By Gerardo Ducos, Cuba researcher at Amnesty International
Cuba lost one of its most respected human rights and pro-democracy campaigners this week when Oswaldo Payá Sardiñas fell victim to a tragic road accident on 22 July in Granma Province.
The longtime activist was leader of the “Liberation” Christian Movement (Movimiento Cristiano Liberación, MCL) and had spent time in a labour camp in the 1960s for his beliefs.
Oswaldo Payá’s death has sparked speculation among relatives and members of the dissident movement as to the exact circumstances of the car crash.
As an official investigation gets under way, activists are calling for a transparent probe into just how he lost his life.
Short-term detentions and imprisonment of prisoners of conscience continue to assault the very rights defended by Oswaldo Payá.
Still today, prisoners of conscience like Antonio Lima Cruz and Marcos Lima Cruz had to pay their tributes to Oswaldo Payá from behind bars.
In 1998, Oswaldo Payá co-founded the Proyecto Varela, a civil initiative advocating for political reforms through a legal process. A petition and proposal of law supported by more than 10,000 signatures was submitted to Cuba’s National Assembly in 2002 calling for a referendum on democratic transition.
The proposal was rejected by the government which responded by its own constitutional amendment through a referendum making the socialist state irrevocable.

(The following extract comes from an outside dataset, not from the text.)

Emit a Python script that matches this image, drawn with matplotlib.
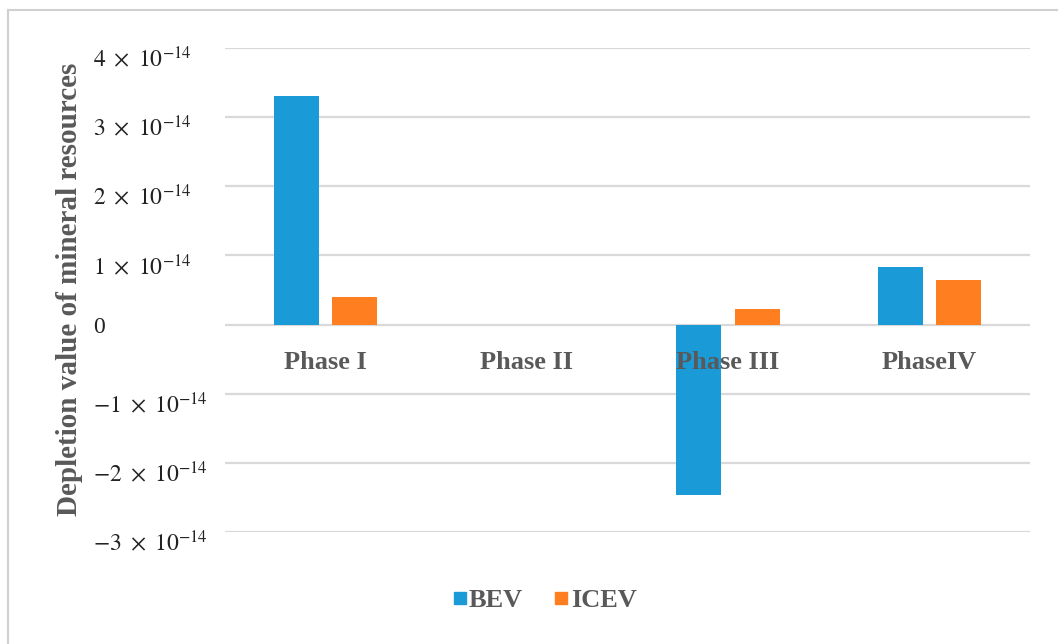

In 2002, the European Parliament awarded Oswaldo Payá the Sakharov Prize for Freedom of Thought recognizing his efforts in the pursuit of freedom of expression, free pluralist elections and the release of all political prisoners in Cuba.
Among the 75 prisoners of conscience sentenced in March 2003 were dozens of promoters of the Varela Project and members of the “Liberation” Christian Movement. The authorities released all prisoners of conscience conditionally between 2009 and 2010 but forced the majority into exile.
In the past, Oswaldo Payá reported being threatened by the authorities because of his activism. This highlights the difficulties and repression faced by human rights activists and political opponents in Cuba.